Granite is a popular and durable rock, frequently used in construction and design due to its hardness and varied appearance. Accurately identifying granite requires understanding its geological origin and visually inspecting its distinct physical characteristics. Identification moves beyond a simple color check to a detailed analysis of crystal structure and mineral content. Focusing on these specific features reliably distinguishes true granite from other similar-looking stones.

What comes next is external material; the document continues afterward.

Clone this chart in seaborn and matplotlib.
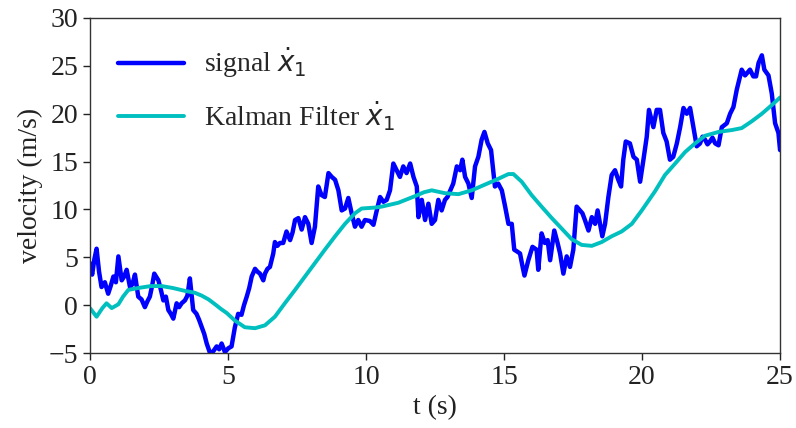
import matplotlib
matplotlib.use("Agg")
import matplotlib.pyplot as plt
import seaborn as sns
import pandas as pd

# Measured velocity signal
signal_t = [0.00, 0.08, 0.16, 0.24, 0.33, 0.42, 0.54, 0.66, 0.75, 0.85, 0.94, 1.03, 1.15, 1.24,
            1.33, 1.45, 1.54, 1.63, 1.75, 1.87, 1.99, 2.08, 2.17, 2.25, 2.33, 2.48, 2.57, 2.66,
            2.75, 2.84, 2.93, 3.02, 3.14, 3.23, 3.32, 3.44, 3.53, 3.62, 3.74, 3.86, 3.95, 4.05,
            4.14, 4.23, 4.35, 4.47, 4.59, 4.68, 4.77, 4.89, 5.01, 5.13, 5.25, 5.37, 5.49, 5.58,
            5.68, 5.77, 5.86, 5.98, 6.07, 6.16, 6.28, 6.34, 6.43, 6.52, 6.64, 6.70, 6.79, 6.88,
            7.00, 7.12, 7.25, 7.34, 7.43, 7.55, 7.67, 7.79, 7.91, 8.03, 8.15, 8.27, 8.39, 8.51,
            8.64, 8.76, 8.88, 9.00, 9.12, 9.24, 9.36, 9.48, 9.60, 9.72, 9.84, 9.96, 10.14, 10.27,
            10.39, 10.51, 10.63, 10.75, 10.87, 10.99, 11.11, 11.23, 11.35, 11.47, 11.60, 11.72,
            11.84, 11.90, 12.02, 12.14, 12.26, 12.38, 12.50, 12.62, 12.74, 12.86, 12.95, 13.04,
            13.16, 13.29, 13.41, 13.49, 13.59, 13.71, 13.83, 13.95, 14.07, 14.19, 14.29, 14.41,
            14.53, 14.67, 14.79, 14.92, 15.04, 15.16, 15.28, 15.37, 15.48, 15.58, 15.66, 15.74,
            15.88, 16.03, 16.18, 16.24, 16.36, 16.48, 16.58, 16.67, 16.82, 16.94, 17.03, 17.15,
            17.27, 17.39, 17.51, 17.63, 17.75, 17.84, 17.93, 18.06, 18.18, 18.30, 18.39, 18.48,
            18.56, 18.66, 18.78, 18.90, 19.02, 19.14, 19.24, 19.32, 19.41, 19.56, 19.69, 19.81,
            19.93, 20.05, 20.17, 20.25, 20.41, 20.53, 20.65, 20.77, 20.89, 21.01, 21.13, 21.26,
            21.38, 21.50, 21.62, 21.74, 21.86, 21.98, 22.10, 22.19, 22.28, 22.37, 22.46, 22.55,
            22.65, 22.77, 22.89, 23.07, 23.19, 23.31, 23.43, 23.55, 23.61, 23.73, 23.82, 23.91,
            24.03, 24.13, 24.22, 24.34, 24.43, 24.58, 24.70, 24.82, 24.94, 25.00]
signal_v = [4.4, 3.2, 4.8, 5.9, 3.5, 1.9, 2.4, 1.2, 2.0, 3.0, 2.4, 5.1, 2.6, 3.0,
            3.7, 1.9, 2.2, 3.2, 0.9, 0.6, -0.2, 0.4, 0.9, 2.0, 3.3, 2.6, 1.6, 0.5,
            0.9, -0.5, -0.9, -1.4, 0.2, -0.2, 0.2, 0.5, 1.0, 2.8, -0.5, -0.9, -1.5, -2.3,
            -3.0, -4.0, -5.0, -4.8, -4.3, -4.6, -4.0, -4.9, -4.5, -4.3, -2.3, -0.9, -1.0, 0.0,
            0.9, 1.8, 3.0, 3.8, 3.5, 3.3, 2.6, 3.3, 3.8, 4.0, 5.4, 6.6, 6.2, 6.5,
            6.5, 7.7, 6.8, 7.6, 8.9, 9.1, 7.9, 9.2, 8.5, 6.5, 8.2, 12.4, 11.5, 11.3,
            13.8, 13.4, 13.1, 12.0, 9.9, 10.1, 11.2, 9.6, 8.2, 8.9, 8.2, 8.9, 8.8, 8.4,
            9.9, 11.3, 10.8, 11.0, 12.0, 14.8, 14.1, 13.4, 14.5, 13.8, 14.8, 13.4,
            12.4, 9.2, 11.0, 8.9, 10.6, 8.5, 8.9, 11.0, 9.9, 11.0, 11.3, 11.9,
            12.7, 14.5, 14.1, 15.2, 13.4, 12.7, 11.2, 14.5, 15.5, 17.3, 18.1, 16.9,
            16.2, 12.4, 12.7, 12.0, 10.3, 8.5, 8.5, 5.8, 5.6, 5.4, 4.2, 3.1,
            4.7, 6.1, 5.8, 3.7, 7.5, 6.5, 6.8, 4.7, 7.8, 6.5, 5.4, 3.3,
            5.1, 4.0, 5.8, 10.3, 9.9, 9.6, 8.9, 7.8, 9.2, 8.5, 9.9, 8.5,
            7.2, 8.5, 11.3, 13.6, 14.1, 13.1, 12.4, 15.2, 17.1, 16.9, 15.5, 15.2,
            12.9, 15.2, 17.6, 20.4, 18.6, 20.4, 20.4, 18.0, 17.1, 15.2, 15.5, 16.9,
            18.6, 20.6, 20.0, 20.6, 18.6, 16.6, 16.9, 17.6, 17.3, 16.8, 17.1, 17.5,
            16.9, 16.7, 18.6, 19.0, 20.0, 20.7, 22.5, 23.9, 24.6, 24.0, 24.3, 24.6,
            23.9, 23.9, 25.3, 26.1, 24.6, 24.0, 22.1, 19.0, 18.0, 16.2]

# Kalman filter estimate
kalman_t = [0.0, 0.24, 0.45, 0.6, 0.79, 1.03, 1.2, 1.39, 1.75, 2.2, 2.6, 3.0, 3.44, 3.8,
            4.05, 4.3, 4.53, 4.75, 4.95, 5.25, 5.61, 5.98, 6.34, 6.7, 7.06, 7.43, 7.79,
            8.15, 8.51, 8.88, 9.24, 9.6, 9.84, 10.33, 10.57, 11.17, 11.78, 12.1, 12.38,
            12.86, 13.35, 13.83, 14.31, 14.79, 15.16, 15.34, 15.64, 16.0, 16.36, 16.73,
            17.09, 17.45, 17.81, 18.18, 18.54, 18.9, 19.26, 19.63, 19.99, 20.47, 20.83,
            21.2, 21.56, 21.92, 22.28, 22.77, 23.26, 23.61, 23.97, 24.34, 24.7, 25.0]
kalman_v = [-0.3, -1.2, -0.3, 0.2, -0.3, 0.1, 0.9, 1.6, 1.8, 2.0, 2.0, 1.8, 1.5, 1.3,
            1.0, 0.6, 0.1, -0.4, -0.8, -1.6, -2.3, -2.4, -2.1, -1.2, 0.2, 1.6, 3.0,
            4.4, 5.8, 7.2, 8.5, 9.6, 10.1, 10.2, 10.3, 10.7, 11.4, 11.8, 12.0,
            11.7, 11.6, 12.0, 12.6, 13.2, 13.7, 13.7, 12.9, 11.5, 10.3, 9.1,
            8.0, 6.9, 6.3, 6.2, 6.6, 7.2, 7.7, 8.5, 9.9, 11.9, 13.6,
            14.8, 16.0, 16.9, 17.7, 18.1, 18.3, 18.5, 19.2, 20.0, 20.9, 21.7]

labels = [r"signal $\dot{x}_1$", r"Kalman Filter $\dot{x}_1$"]
x_ticks = [0, 5, 10, 15, 20, 25]
y_ticks = [-5, 0, 5, 10, 15, 20, 25, 30]

sns.set_style("ticks")
plt.rcParams["font.family"] = ["Liberation Serif", "DejaVu Serif"]
plt.rcParams["mathtext.fontset"] = "dejavusans"

sig = pd.DataFrame({"t": signal_t, "v": signal_v})
kal = pd.DataFrame({"t": kalman_t, "v": kalman_v})

fig = plt.figure(figsize=(7.96, 4.28), dpi=100)
ax = fig.add_axes([0.113, 0.175, 0.867, 0.783])

sns.lineplot(data=sig, x="t", y="v", ax=ax, color="b", linewidth=3.2,
             sort=False, estimator=None, label=labels[0])
sns.lineplot(data=kal, x="t", y="v", ax=ax, color="c", linewidth=2.8,
             sort=False, estimator=None, label=labels[1])

ax.set_xlim(0, 25)
ax.set_ylim(-5, 30)
ax.set_xticks(x_ticks)
ax.set_yticks(y_ticks)
ax.tick_params(labelsize=20, length=5, width=1, colors="#222222", labelcolor="#222222")
ax.set_xlabel("t (s)", fontsize=20, color="#222222", labelpad=4)
ax.set_ylabel("velocity (m/s)", fontsize=20, color="#222222", labelpad=4)
for s in ax.spines.values():
    s.set_color("#333333")
    s.set_linewidth(1.0)

ax.legend(loc="upper left", frameon=False, fontsize=20, handlelength=2.4,
          handletextpad=0.7, labelspacing=0.7, borderaxespad=0.6)

fig.savefig("out.png", dpi=100)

Defining Granite by Formation and Composition
Granite is classified as an intrusive igneous rock, formed deep within the Earth’s crust from magma that cooled slowly over millions of years. This slow cooling process determines the rock’s final texture and appearance. Geologists classify granite as a felsic rock, indicating it is rich in lighter elements such as silicon and oxygen, which contribute to its overall pale coloration. Felsic rocks have a high concentration of silica, typically between 65% and 75% by weight. This chemical composition grants granite its light-colored appearance, ranging from white and gray to pink and red.
Identifying Granite by Texture and Grain Size
The slow cooling underground allows the mineral crystals within the granite to grow large enough to be easily seen without magnification. This characteristic is known as a phaneritic texture, which is a key identifier for all intrusive igneous rocks. The crystals in granite are typically coarse-grained, often measuring 2 millimeters or larger.
These crystals are tightly interlocked, having grown against one another as the magma solidified. This interlocking crystalline structure contributes directly to granite’s strength and durability. A true granite displays a consistent, randomized distribution of these visible, intergrown crystals, without internal alignment or layering.
Identifying Granite by Mineral Content and Color
The definitive identification of granite rests on the specific combination and proportion of its main minerals: quartz and feldspar. To be considered true granite, the rock must contain at least 20% quartz by volume. Quartz often appears as glassy, translucent, or smoky-gray crystals that do not exhibit cleavage, meaning they break irregularly.
Feldspar, which makes up the majority of the remaining volume, is responsible for the rock’s overall color. Potassium feldspar imparts pink or salmon hues, while plagioclase feldspar tends to appear white or cream-colored. Feldspar crystals are opaque and possess distinct cleavage planes, giving them a blockier, more structured appearance than quartz.
Darker accessory minerals, known as mafic minerals, are also present in small quantities, adding specks of black or dark green. These typically include biotite mica or amphibole, such as hornblende. The precise ratio of feldspars and minor dark minerals creates the unique speckled pattern and color variation seen in different types of granite.
Distinguishing Granite from Look-Alike Rocks
Several other coarse-grained rocks share a similar appearance to granite but are differentiated by texture and composition.
Gabbro
Gabbro, often commercially mislabeled as “black granite,” is much darker because it is mafic. It contains almost no quartz and consists mostly of dark minerals like pyroxene and plagioclase feldspar.
Diorite
Diorite is an intermediate rock, exhibiting a prominent “salt and pepper” pattern. This is due to nearly equal amounts of light-colored plagioclase feldspar and dark amphibole, but it contains significantly less quartz than granite.
Gneiss
Gneiss is a metamorphic rock that can have a mineral content nearly identical to granite, but its texture is fundamentally different. Unlike the random, massive crystalline structure of granite, gneiss displays a distinctive banded or foliated texture. This foliation appears as alternating, parallel layers of light and dark minerals caused by intense heat and pressure. The absence of this distinct mineral banding is the ultimate test for confirming a rock is true granite.